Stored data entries
= = = = = = =

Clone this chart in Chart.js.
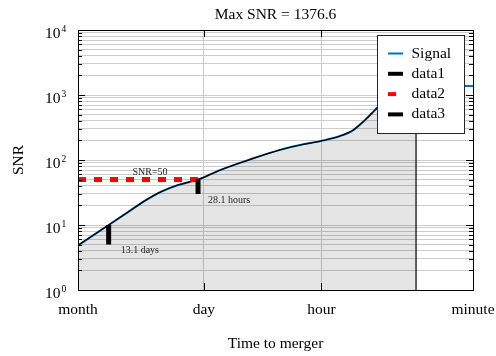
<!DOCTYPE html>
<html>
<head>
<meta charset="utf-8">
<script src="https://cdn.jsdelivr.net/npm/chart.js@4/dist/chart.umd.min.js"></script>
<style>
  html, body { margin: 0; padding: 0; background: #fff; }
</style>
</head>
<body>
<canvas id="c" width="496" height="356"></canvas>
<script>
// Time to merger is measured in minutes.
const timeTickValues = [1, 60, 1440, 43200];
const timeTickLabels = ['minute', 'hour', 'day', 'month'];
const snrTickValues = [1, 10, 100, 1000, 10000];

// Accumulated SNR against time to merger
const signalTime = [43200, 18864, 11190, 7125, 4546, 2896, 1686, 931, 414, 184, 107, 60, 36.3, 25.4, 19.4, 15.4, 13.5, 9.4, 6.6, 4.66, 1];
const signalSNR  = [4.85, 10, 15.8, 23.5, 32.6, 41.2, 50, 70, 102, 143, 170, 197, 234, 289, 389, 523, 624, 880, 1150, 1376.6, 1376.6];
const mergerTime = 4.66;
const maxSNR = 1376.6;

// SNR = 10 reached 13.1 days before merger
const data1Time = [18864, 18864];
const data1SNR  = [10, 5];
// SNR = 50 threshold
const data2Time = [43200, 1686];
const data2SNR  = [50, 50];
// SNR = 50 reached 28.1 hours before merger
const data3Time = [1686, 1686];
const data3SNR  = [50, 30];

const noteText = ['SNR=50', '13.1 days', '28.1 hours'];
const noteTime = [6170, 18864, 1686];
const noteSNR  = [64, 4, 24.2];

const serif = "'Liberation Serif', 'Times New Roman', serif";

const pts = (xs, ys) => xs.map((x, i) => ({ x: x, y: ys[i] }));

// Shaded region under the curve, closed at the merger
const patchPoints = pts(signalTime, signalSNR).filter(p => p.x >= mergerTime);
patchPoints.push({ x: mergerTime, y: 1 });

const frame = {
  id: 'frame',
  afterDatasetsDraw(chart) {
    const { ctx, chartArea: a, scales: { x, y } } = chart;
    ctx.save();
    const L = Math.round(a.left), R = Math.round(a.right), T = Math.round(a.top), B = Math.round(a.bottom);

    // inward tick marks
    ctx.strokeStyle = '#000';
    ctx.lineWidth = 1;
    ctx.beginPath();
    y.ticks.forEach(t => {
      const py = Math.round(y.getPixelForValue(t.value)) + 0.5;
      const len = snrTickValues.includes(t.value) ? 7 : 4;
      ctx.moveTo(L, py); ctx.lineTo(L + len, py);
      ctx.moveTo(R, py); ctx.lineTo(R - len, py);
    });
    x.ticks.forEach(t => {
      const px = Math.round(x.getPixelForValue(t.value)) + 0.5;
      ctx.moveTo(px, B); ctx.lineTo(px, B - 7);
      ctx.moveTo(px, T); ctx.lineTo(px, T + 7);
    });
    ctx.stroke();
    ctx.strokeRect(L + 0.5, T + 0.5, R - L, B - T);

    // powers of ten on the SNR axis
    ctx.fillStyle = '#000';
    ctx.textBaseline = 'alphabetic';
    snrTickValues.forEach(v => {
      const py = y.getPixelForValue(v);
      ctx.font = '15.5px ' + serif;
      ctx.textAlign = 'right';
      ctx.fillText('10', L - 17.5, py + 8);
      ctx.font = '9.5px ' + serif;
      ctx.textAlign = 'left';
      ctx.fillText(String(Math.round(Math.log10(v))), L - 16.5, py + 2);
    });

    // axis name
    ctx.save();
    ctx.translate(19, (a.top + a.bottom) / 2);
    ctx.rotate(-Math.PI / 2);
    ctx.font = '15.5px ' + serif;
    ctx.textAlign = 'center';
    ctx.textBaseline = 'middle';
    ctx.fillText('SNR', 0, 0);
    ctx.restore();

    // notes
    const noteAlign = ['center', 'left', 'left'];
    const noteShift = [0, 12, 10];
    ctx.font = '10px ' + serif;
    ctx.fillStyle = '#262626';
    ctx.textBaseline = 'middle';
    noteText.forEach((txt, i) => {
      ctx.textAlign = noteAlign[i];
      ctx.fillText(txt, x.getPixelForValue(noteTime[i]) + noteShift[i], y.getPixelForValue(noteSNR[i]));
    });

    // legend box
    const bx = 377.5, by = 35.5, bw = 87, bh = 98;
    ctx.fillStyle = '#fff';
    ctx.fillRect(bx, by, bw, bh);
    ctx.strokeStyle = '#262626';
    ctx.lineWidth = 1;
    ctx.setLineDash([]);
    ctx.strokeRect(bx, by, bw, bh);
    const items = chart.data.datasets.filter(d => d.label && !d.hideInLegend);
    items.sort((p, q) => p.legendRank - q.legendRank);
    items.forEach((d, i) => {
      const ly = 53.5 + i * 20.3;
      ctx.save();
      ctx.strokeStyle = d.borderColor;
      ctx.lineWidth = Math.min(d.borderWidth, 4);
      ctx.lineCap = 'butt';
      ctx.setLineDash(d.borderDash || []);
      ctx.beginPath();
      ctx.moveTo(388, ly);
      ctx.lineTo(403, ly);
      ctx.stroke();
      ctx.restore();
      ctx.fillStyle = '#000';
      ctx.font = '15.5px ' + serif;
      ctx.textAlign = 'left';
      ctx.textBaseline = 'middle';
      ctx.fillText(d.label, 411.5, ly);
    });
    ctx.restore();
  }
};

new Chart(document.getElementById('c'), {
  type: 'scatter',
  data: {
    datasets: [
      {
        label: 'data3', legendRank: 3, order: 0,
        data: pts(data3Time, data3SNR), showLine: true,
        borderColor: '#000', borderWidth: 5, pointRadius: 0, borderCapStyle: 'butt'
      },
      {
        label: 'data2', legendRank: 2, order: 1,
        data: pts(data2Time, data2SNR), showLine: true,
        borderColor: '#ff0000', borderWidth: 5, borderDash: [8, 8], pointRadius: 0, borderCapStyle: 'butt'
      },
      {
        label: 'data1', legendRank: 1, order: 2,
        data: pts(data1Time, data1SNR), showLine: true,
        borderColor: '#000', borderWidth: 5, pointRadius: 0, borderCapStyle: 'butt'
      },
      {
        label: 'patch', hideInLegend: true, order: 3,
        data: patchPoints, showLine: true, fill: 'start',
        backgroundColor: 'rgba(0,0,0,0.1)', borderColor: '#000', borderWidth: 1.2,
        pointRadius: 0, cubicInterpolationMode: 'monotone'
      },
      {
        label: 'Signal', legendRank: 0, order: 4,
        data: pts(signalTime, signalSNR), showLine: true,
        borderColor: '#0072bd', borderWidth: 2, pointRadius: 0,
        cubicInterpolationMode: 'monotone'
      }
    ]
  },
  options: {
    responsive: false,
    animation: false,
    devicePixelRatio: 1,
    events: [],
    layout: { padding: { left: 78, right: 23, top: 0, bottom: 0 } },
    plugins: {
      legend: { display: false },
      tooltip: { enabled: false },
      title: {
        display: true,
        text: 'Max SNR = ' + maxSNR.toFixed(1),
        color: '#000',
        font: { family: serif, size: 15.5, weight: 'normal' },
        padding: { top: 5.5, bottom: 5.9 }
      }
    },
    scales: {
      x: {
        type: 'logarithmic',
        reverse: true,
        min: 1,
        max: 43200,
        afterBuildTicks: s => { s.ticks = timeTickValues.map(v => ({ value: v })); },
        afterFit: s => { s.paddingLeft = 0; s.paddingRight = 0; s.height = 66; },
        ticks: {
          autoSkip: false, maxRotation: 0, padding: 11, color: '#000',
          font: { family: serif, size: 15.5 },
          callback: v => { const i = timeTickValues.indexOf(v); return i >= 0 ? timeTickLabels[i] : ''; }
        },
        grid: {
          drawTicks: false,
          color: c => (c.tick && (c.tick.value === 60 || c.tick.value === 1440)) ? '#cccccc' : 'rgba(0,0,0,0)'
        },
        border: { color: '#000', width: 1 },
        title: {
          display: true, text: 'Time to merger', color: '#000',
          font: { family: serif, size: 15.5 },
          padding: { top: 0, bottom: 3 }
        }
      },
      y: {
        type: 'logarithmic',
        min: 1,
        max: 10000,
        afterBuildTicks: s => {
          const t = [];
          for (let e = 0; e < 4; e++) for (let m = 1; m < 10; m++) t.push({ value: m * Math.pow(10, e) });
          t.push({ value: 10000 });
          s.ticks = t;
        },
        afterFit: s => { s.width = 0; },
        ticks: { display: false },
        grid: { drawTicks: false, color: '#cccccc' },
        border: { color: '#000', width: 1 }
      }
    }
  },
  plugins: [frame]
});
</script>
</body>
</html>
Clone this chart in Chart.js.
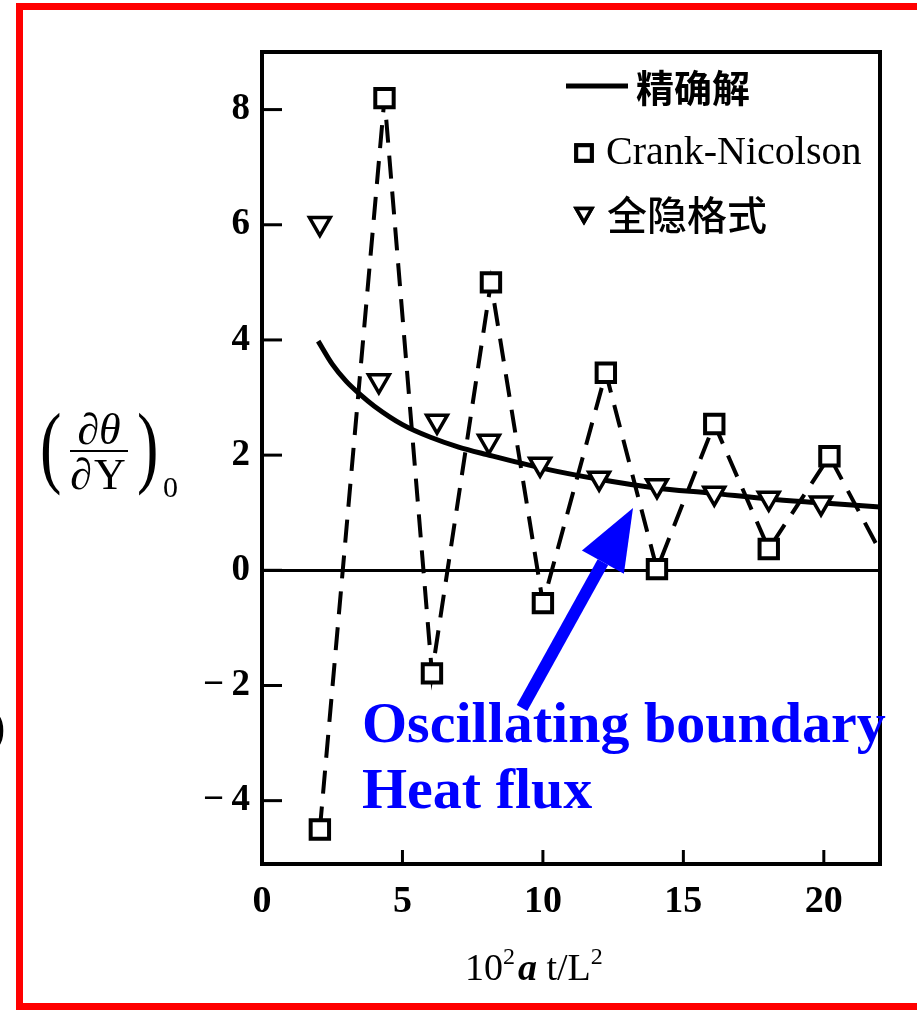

= = = = = = =

● **Given problem**
Leave out the pictures, then repeat the listing above exactly from its first line to the line with "[64, 4, 24.2];", inclusive.

● **Solution to this task**
Clone this chart in Chart.js.
<!DOCTYPE html>
<html>
<head>
<meta charset="utf-8">
<script src="https://cdn.jsdelivr.net/npm/chart.js@4/dist/chart.umd.min.js"></script>
<style>
  html, body { margin: 0; padding: 0; background: #fff; }
</style>
</head>
<body>
<canvas id="c" width="496" height="356"></canvas>
<script>
// Time to merger is measured in minutes.
const timeTickValues = [1, 60, 1440, 43200];
const timeTickLabels = ['minute', 'hour', 'day', 'month'];
const snrTickValues = [1, 10, 100, 1000, 10000];

// Accumulated SNR against time to merger
const signalTime = [43200, 18864, 11190, 7125, 4546, 2896, 1686, 931, 414, 184, 107, 60, 36.3, 25.4, 19.4, 15.4, 13.5, 9.4, 6.6, 4.66, 1];
const signalSNR  = [4.85, 10, 15.8, 23.5, 32.6, 41.2, 50, 70, 102, 143, 170, 197, 234, 289, 389, 523, 624, 880, 1150, 1376.6, 1376.6];
const mergerTime = 4.66;
const maxSNR = 1376.6;

// SNR = 10 reached 13.1 days before merger
const data1Time = [18864, 18864];
const data1SNR  = [10, 5];
// SNR = 50 threshold
const data2Time = [43200, 1686];
const data2SNR  = [50, 50];
// SNR = 50 reached 28.1 hours before merger
const data3Time = [1686, 1686];
const data3SNR  = [50, 30];

const noteText = ['SNR=50', '13.1 days', '28.1 hours'];
const noteTime = [6170, 18864, 1686];
const noteSNR  = [64, 4, 24.2];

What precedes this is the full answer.